→ **Task prompt**
Retype only the lines from the one containing "Give me the" through the one containing "plt.rcParams['font.family'] = ['Noto", both included, word for word. Pictures stay out of the copy.

━━ Task input ━━

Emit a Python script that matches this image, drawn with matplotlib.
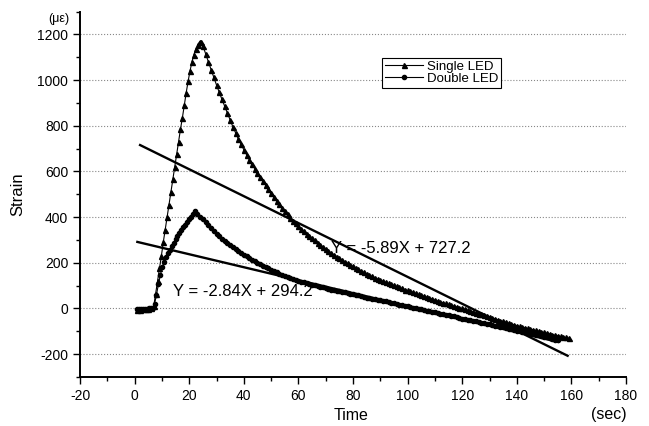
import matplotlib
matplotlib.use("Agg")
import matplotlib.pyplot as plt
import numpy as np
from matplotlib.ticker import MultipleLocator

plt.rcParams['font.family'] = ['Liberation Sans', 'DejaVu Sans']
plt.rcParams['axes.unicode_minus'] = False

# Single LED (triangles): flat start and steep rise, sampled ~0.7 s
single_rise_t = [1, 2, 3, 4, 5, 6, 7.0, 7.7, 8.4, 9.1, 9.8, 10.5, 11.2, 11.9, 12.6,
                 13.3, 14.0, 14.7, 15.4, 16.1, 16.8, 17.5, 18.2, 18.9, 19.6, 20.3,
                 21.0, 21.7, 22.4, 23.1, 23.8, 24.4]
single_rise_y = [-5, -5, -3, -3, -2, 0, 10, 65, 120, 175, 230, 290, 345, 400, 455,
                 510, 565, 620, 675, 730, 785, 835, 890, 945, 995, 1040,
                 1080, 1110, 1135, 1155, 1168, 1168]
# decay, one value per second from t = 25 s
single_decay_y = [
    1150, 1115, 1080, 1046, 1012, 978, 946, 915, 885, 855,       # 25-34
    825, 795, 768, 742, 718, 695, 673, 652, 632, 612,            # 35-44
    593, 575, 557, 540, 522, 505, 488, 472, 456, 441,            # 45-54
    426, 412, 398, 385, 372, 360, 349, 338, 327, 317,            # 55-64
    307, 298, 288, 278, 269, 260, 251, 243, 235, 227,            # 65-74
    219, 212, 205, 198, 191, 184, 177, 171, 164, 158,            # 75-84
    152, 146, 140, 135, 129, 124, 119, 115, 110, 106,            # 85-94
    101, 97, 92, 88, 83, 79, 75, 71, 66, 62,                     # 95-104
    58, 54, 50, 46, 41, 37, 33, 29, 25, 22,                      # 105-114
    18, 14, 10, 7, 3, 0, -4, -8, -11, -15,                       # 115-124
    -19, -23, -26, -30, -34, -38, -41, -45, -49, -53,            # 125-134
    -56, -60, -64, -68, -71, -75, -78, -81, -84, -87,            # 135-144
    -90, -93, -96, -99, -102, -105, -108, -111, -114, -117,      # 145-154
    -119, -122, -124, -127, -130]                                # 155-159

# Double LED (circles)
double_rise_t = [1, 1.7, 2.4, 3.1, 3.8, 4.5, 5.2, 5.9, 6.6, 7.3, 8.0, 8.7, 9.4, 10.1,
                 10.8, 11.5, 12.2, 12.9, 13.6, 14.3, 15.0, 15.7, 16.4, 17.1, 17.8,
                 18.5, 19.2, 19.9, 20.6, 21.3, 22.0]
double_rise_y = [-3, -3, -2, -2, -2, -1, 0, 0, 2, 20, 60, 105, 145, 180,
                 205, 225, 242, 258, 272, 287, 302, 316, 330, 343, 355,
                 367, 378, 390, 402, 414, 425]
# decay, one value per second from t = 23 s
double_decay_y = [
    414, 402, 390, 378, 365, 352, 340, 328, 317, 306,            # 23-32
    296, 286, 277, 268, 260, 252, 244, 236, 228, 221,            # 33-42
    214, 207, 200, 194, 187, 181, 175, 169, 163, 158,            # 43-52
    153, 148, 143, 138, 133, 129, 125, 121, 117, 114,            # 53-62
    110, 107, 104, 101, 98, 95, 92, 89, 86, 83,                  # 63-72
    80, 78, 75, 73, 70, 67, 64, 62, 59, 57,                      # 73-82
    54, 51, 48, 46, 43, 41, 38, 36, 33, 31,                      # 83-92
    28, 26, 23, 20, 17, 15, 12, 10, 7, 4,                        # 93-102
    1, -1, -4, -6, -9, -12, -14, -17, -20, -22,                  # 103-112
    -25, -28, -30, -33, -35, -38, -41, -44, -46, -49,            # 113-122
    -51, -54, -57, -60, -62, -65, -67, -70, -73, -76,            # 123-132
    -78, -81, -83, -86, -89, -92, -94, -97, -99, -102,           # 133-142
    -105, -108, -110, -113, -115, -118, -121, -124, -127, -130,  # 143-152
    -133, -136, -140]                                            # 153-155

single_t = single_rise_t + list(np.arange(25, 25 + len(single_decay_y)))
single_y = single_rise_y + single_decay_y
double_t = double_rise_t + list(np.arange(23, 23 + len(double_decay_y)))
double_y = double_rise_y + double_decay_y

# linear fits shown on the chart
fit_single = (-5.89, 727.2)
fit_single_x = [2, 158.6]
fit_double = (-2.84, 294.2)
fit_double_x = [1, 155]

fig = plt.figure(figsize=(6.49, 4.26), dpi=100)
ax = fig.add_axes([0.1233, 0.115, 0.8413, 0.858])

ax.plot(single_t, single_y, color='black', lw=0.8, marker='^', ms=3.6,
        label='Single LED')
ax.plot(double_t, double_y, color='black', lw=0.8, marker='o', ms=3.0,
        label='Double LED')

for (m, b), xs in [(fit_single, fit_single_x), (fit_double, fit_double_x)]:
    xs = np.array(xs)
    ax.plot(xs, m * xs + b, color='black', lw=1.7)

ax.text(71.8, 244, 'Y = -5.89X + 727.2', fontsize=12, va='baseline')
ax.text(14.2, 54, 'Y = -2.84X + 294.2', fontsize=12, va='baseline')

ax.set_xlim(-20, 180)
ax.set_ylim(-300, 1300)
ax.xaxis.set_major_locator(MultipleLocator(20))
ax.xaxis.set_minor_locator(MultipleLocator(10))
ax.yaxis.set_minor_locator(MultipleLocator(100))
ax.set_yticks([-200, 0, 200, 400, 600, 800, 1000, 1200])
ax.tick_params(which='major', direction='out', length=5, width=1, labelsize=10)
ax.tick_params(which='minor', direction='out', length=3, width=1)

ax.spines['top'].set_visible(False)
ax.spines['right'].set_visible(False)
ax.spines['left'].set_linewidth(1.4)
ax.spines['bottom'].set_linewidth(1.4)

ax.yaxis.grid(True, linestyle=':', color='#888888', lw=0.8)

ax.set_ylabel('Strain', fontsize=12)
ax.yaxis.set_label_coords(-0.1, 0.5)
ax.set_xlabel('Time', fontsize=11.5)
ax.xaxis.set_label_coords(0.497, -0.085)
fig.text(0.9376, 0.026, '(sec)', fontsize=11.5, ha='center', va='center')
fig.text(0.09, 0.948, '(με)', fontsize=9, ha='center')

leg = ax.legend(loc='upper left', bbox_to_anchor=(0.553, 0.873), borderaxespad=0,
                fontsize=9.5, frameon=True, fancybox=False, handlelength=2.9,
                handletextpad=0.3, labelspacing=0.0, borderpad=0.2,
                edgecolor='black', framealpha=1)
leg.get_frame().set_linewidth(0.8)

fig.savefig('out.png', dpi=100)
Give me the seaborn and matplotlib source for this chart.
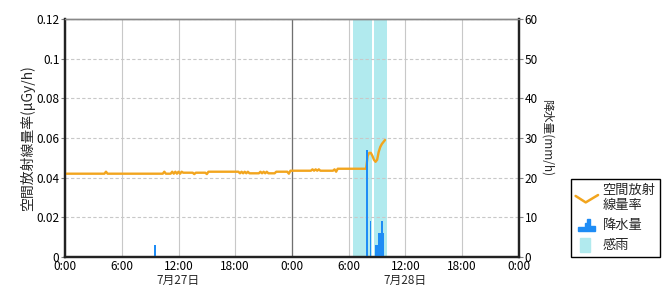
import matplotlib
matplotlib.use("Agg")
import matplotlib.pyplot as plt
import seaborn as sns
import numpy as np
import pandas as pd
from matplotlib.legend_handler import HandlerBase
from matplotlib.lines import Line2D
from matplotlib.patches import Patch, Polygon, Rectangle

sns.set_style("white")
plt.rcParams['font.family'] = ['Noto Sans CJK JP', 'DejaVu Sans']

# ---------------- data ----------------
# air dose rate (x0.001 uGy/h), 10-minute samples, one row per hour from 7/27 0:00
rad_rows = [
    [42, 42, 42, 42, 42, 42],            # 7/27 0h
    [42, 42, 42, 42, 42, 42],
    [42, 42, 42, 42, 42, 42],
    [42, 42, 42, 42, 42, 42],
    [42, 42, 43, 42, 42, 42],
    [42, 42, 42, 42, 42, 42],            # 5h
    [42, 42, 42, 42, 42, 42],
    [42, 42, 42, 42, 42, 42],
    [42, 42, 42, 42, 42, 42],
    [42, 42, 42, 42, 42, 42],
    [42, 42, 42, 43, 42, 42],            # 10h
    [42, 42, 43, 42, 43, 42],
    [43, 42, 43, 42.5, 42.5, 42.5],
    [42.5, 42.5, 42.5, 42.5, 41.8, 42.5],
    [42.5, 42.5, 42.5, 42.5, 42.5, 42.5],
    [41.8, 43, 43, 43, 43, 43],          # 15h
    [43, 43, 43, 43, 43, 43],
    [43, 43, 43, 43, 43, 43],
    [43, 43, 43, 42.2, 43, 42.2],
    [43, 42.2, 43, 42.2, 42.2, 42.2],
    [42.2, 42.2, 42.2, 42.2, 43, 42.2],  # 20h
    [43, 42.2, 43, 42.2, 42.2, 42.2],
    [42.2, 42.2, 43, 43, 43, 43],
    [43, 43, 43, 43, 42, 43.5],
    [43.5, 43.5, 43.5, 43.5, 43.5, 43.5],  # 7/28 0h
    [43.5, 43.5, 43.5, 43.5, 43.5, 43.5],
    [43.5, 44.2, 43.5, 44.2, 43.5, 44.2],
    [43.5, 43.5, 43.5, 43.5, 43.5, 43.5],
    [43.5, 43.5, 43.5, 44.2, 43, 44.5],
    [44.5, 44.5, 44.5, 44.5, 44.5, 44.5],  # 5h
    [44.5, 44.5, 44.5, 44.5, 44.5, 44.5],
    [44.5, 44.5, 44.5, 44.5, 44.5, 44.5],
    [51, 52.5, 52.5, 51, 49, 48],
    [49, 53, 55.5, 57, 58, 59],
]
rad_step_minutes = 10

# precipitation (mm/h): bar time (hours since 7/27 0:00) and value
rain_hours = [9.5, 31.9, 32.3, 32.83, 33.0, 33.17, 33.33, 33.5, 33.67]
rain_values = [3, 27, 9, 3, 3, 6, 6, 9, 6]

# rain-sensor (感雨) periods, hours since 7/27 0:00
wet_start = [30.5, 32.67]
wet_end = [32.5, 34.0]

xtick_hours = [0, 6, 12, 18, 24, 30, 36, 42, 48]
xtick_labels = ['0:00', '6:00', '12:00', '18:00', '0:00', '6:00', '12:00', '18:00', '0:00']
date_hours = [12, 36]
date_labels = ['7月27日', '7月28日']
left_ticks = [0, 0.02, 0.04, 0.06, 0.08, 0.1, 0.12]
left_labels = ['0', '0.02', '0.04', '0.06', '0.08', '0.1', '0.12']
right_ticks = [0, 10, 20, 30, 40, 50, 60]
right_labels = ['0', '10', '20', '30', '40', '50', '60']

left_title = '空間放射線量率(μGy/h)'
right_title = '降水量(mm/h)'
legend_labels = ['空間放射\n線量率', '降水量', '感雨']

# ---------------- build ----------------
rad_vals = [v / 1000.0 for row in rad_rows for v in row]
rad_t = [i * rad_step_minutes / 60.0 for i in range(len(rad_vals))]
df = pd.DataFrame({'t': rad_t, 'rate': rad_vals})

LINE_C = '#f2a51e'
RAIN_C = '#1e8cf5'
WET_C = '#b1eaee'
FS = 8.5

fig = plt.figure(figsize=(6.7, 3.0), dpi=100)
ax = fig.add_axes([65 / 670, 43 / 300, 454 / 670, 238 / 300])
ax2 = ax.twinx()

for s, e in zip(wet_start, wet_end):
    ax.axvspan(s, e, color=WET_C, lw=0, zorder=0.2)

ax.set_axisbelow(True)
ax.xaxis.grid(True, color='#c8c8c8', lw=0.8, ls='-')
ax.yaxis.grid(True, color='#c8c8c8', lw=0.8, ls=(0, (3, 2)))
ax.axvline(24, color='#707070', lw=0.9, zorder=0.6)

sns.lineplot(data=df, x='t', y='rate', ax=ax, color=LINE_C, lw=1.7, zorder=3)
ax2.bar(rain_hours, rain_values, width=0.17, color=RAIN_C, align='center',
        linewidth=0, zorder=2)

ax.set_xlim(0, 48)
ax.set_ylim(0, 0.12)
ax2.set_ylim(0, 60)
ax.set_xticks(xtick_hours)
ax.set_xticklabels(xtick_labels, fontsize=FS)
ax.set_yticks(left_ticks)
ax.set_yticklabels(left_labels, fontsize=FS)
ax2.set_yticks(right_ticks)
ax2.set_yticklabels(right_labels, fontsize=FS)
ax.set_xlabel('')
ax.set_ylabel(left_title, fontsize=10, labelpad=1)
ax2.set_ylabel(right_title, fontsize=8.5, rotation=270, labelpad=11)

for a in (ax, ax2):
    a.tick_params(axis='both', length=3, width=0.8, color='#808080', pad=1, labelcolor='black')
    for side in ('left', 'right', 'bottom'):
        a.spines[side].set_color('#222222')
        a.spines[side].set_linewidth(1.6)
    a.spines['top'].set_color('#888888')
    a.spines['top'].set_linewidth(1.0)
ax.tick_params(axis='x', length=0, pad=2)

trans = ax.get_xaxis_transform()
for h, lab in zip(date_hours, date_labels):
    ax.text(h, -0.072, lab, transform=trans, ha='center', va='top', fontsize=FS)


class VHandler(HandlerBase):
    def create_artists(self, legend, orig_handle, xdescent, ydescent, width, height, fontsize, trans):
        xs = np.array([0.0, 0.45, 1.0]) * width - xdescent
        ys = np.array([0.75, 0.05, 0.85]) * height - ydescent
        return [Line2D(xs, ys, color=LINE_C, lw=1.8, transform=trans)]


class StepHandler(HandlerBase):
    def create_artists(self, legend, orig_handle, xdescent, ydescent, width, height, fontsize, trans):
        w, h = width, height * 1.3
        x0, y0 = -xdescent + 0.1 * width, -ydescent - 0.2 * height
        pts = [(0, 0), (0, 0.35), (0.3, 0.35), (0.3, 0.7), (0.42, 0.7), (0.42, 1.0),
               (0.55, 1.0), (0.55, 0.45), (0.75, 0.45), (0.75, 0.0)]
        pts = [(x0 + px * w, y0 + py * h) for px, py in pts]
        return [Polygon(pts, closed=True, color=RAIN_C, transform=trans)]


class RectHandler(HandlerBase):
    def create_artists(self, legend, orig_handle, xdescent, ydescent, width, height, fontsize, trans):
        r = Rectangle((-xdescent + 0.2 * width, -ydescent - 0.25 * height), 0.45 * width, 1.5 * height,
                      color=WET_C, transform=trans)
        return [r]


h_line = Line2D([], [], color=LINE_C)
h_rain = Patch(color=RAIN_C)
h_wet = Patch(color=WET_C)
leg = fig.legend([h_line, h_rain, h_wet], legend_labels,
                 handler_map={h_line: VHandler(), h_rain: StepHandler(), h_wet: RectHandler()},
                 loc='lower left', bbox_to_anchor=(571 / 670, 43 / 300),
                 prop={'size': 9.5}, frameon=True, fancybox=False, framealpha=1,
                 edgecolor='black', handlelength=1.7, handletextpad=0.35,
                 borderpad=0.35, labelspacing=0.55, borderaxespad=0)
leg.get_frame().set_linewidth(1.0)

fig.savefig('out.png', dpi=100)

━━━

→ **Written answer**
Give me the seaborn and matplotlib source for this chart.
import matplotlib
matplotlib.use("Agg")
import matplotlib.pyplot as plt
import seaborn as sns
import numpy as np
import pandas as pd
from matplotlib.legend_handler import HandlerBase
from matplotlib.lines import Line2D
from matplotlib.patches import Patch, Polygon, Rectangle

sns.set_style("white")
plt.rcParams['font.family'] = ['Noto Sans CJK JP', 'DejaVu Sans']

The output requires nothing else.